Data supplied:
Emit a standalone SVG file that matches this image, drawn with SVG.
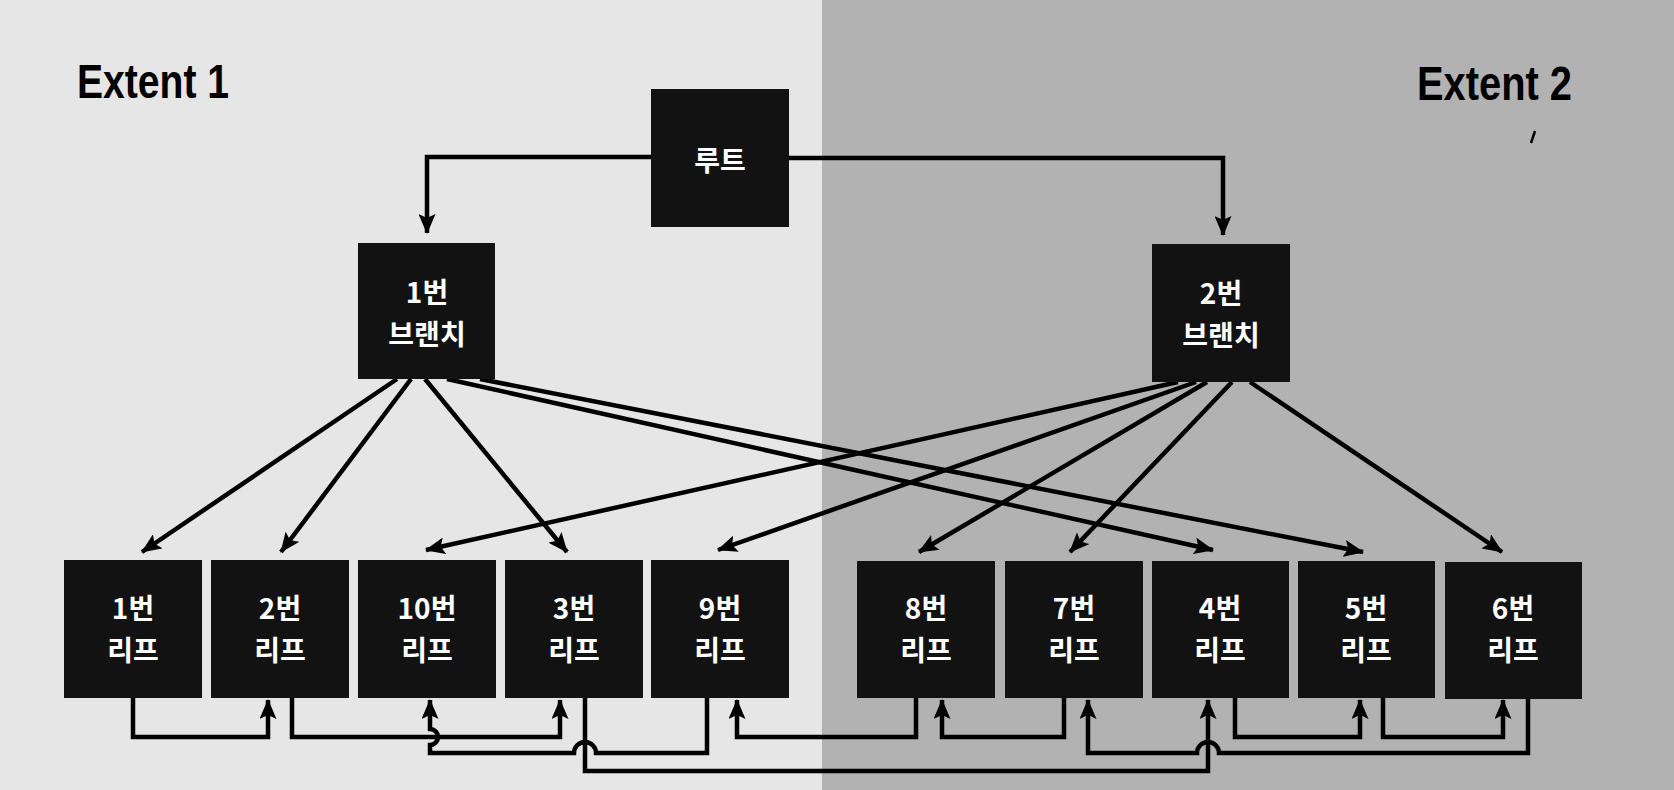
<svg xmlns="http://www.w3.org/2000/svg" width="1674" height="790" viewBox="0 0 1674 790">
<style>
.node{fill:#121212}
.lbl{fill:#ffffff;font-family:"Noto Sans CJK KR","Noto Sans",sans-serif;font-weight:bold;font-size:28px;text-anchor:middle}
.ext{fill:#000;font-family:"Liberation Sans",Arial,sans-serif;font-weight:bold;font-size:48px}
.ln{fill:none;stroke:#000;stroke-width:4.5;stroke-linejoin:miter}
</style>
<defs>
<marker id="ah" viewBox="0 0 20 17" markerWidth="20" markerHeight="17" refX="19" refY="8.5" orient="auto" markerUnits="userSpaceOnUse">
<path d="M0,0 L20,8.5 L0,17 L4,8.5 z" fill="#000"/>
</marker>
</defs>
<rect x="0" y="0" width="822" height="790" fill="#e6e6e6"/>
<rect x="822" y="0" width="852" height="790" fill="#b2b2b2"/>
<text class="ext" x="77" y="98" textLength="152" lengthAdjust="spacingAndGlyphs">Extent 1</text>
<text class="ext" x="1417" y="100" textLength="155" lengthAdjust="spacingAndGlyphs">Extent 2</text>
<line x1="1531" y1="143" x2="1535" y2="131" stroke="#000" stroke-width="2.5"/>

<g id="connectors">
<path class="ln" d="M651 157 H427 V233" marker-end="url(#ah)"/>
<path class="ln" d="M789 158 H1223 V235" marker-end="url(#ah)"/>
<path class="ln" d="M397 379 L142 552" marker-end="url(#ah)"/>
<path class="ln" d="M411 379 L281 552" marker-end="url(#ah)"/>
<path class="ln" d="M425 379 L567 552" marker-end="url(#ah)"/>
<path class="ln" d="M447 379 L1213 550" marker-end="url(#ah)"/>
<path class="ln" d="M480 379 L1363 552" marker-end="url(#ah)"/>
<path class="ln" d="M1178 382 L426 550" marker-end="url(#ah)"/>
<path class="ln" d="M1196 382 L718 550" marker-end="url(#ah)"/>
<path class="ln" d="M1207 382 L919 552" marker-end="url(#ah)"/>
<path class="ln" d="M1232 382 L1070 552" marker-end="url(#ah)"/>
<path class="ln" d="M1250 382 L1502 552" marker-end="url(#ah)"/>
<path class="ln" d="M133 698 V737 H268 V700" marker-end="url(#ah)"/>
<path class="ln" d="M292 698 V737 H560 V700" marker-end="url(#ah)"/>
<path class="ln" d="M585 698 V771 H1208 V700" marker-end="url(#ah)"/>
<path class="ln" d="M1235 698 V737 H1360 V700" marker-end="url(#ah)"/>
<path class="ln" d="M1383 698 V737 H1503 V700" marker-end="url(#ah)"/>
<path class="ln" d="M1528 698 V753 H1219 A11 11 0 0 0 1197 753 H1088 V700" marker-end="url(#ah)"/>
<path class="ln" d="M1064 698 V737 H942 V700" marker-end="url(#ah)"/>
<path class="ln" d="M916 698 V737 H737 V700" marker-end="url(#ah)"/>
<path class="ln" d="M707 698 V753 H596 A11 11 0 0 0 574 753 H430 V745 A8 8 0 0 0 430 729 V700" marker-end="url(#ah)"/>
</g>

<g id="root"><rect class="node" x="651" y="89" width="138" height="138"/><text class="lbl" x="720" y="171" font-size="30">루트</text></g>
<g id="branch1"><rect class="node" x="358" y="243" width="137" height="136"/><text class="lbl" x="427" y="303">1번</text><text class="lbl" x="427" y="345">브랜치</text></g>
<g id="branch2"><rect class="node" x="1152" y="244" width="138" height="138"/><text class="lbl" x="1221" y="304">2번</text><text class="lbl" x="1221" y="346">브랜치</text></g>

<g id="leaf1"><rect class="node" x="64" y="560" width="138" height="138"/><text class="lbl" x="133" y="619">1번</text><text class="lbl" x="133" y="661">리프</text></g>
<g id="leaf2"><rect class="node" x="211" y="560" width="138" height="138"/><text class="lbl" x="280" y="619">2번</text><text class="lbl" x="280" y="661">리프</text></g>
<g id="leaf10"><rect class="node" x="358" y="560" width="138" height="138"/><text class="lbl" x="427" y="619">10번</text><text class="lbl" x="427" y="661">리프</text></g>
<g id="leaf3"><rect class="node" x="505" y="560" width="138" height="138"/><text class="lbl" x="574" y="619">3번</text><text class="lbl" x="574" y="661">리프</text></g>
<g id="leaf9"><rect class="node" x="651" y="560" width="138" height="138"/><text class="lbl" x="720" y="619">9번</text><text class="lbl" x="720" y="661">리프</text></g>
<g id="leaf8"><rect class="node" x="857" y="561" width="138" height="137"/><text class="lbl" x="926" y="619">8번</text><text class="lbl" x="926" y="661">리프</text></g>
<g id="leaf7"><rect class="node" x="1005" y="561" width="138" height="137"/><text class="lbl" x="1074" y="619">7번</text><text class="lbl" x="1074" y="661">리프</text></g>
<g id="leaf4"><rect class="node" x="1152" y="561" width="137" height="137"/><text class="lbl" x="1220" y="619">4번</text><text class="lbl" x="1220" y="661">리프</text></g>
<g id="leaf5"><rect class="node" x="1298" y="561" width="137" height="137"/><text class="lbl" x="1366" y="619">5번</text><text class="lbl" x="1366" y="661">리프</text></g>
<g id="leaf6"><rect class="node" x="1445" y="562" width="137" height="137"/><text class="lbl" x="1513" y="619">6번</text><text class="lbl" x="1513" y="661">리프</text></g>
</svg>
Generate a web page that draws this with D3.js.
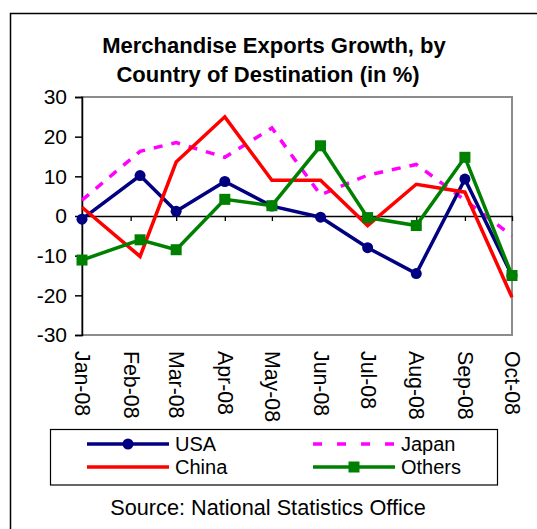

Task prompt:
Transcribe the listing above verbatim. Omit the pictures.

Expected answer:
Emit a standalone SVG file that matches this image, drawn with SVG.
<svg xmlns="http://www.w3.org/2000/svg" width="1674" height="790" viewBox="0 0 1674 790">
<style>
.node{fill:#121212}
.lbl{fill:#ffffff;font-family:"Noto Sans CJK KR","Noto Sans",sans-serif;font-weight:bold;font-size:28px;text-anchor:middle}
.ext{fill:#000;font-family:"Liberation Sans",Arial,sans-serif;font-weight:bold;font-size:48px}
.ln{fill:none;stroke:#000;stroke-width:4.5;stroke-linejoin:miter}
</style>
<defs>
<marker id="ah" viewBox="0 0 20 17" markerWidth="20" markerHeight="17" refX="19" refY="8.5" orient="auto" markerUnits="userSpaceOnUse">
<path d="M0,0 L20,8.5 L0,17 L4,8.5 z" fill="#000"/>
</marker>
</defs>
<rect x="0" y="0" width="822" height="790" fill="#e6e6e6"/>
<rect x="822" y="0" width="852" height="790" fill="#b2b2b2"/>
<text class="ext" x="77" y="98" textLength="152" lengthAdjust="spacingAndGlyphs">Extent 1</text>
<text class="ext" x="1417" y="100" textLength="155" lengthAdjust="spacingAndGlyphs">Extent 2</text>
<line x1="1531" y1="143" x2="1535" y2="131" stroke="#000" stroke-width="2.5"/>

<g id="connectors">
<path class="ln" d="M651 157 H427 V233" marker-end="url(#ah)"/>
<path class="ln" d="M789 158 H1223 V235" marker-end="url(#ah)"/>
<path class="ln" d="M397 379 L142 552" marker-end="url(#ah)"/>
<path class="ln" d="M411 379 L281 552" marker-end="url(#ah)"/>
<path class="ln" d="M425 379 L567 552" marker-end="url(#ah)"/>
<path class="ln" d="M447 379 L1213 550" marker-end="url(#ah)"/>
<path class="ln" d="M480 379 L1363 552" marker-end="url(#ah)"/>
<path class="ln" d="M1178 382 L426 550" marker-end="url(#ah)"/>
<path class="ln" d="M1196 382 L718 550" marker-end="url(#ah)"/>
<path class="ln" d="M1207 382 L919 552" marker-end="url(#ah)"/>
<path class="ln" d="M1232 382 L1070 552" marker-end="url(#ah)"/>
<path class="ln" d="M1250 382 L1502 552" marker-end="url(#ah)"/>
<path class="ln" d="M133 698 V737 H268 V700" marker-end="url(#ah)"/>
<path class="ln" d="M292 698 V737 H560 V700" marker-end="url(#ah)"/>
<path class="ln" d="M585 698 V771 H1208 V700" marker-end="url(#ah)"/>
<path class="ln" d="M1235 698 V737 H1360 V700" marker-end="url(#ah)"/>
<path class="ln" d="M1383 698 V737 H1503 V700" marker-end="url(#ah)"/>
<path class="ln" d="M1528 698 V753 H1219 A11 11 0 0 0 1197 753 H1088 V700" marker-end="url(#ah)"/>
<path class="ln" d="M1064 698 V737 H942 V700" marker-end="url(#ah)"/>
<path class="ln" d="M916 698 V737 H737 V700" marker-end="url(#ah)"/>
<path class="ln" d="M707 698 V753 H596 A11 11 0 0 0 574 753 H430 V745 A8 8 0 0 0 430 729 V700" marker-end="url(#ah)"/>
</g>

<g id="root"><rect class="node" x="651" y="89" width="138" height="138"/><text class="lbl" x="720" y="171" font-size="30">루트</text></g>
<g id="branch1"><rect class="node" x="358" y="243" width="137" height="136"/><text class="lbl" x="427" y="303">1번</text><text class="lbl" x="427" y="345">브랜치</text></g>
<g id="branch2"><rect class="node" x="1152" y="244" width="138" height="138"/><text class="lbl" x="1221" y="304">2번</text><text class="lbl" x="1221" y="346">브랜치</text></g>

<g id="leaf1"><rect class="node" x="64" y="560" width="138" height="138"/><text class="lbl" x="133" y="619">1번</text><text class="lbl" x="133" y="661">리프</text></g>
<g id="leaf2"><rect class="node" x="211" y="560" width="138" height="138"/><text class="lbl" x="280" y="619">2번</text><text class="lbl" x="280" y="661">리프</text></g>
<g id="leaf10"><rect class="node" x="358" y="560" width="138" height="138"/><text class="lbl" x="427" y="619">10번</text><text class="lbl" x="427" y="661">리프</text></g>
<g id="leaf3"><rect class="node" x="505" y="560" width="138" height="138"/><text class="lbl" x="574" y="619">3번</text><text class="lbl" x="574" y="661">리프</text></g>
<g id="leaf9"><rect class="node" x="651" y="560" width="138" height="138"/><text class="lbl" x="720" y="619">9번</text><text class="lbl" x="720" y="661">리프</text></g>
<g id="leaf8"><rect class="node" x="857" y="561" width="138" height="137"/><text class="lbl" x="926" y="619">8번</text><text class="lbl" x="926" y="661">리프</text></g>
<g id="leaf7"><rect class="node" x="1005" y="561" width="138" height="137"/><text class="lbl" x="1074" y="619">7번</text><text class="lbl" x="1074" y="661">리프</text></g>
<g id="leaf4"><rect class="node" x="1152" y="561" width="137" height="137"/><text class="lbl" x="1220" y="619">4번</text><text class="lbl" x="1220" y="661">리프</text></g>
<g id="leaf5"><rect class="node" x="1298" y="561" width="137" height="137"/><text class="lbl" x="1366" y="619">5번</text><text class="lbl" x="1366" y="661">리프</text></g>
<g id="leaf6"><rect class="node" x="1445" y="562" width="137" height="137"/><text class="lbl" x="1513" y="619">6번</text><text class="lbl" x="1513" y="661">리프</text></g>
</svg>
Generate a web page that draws this with D3.js.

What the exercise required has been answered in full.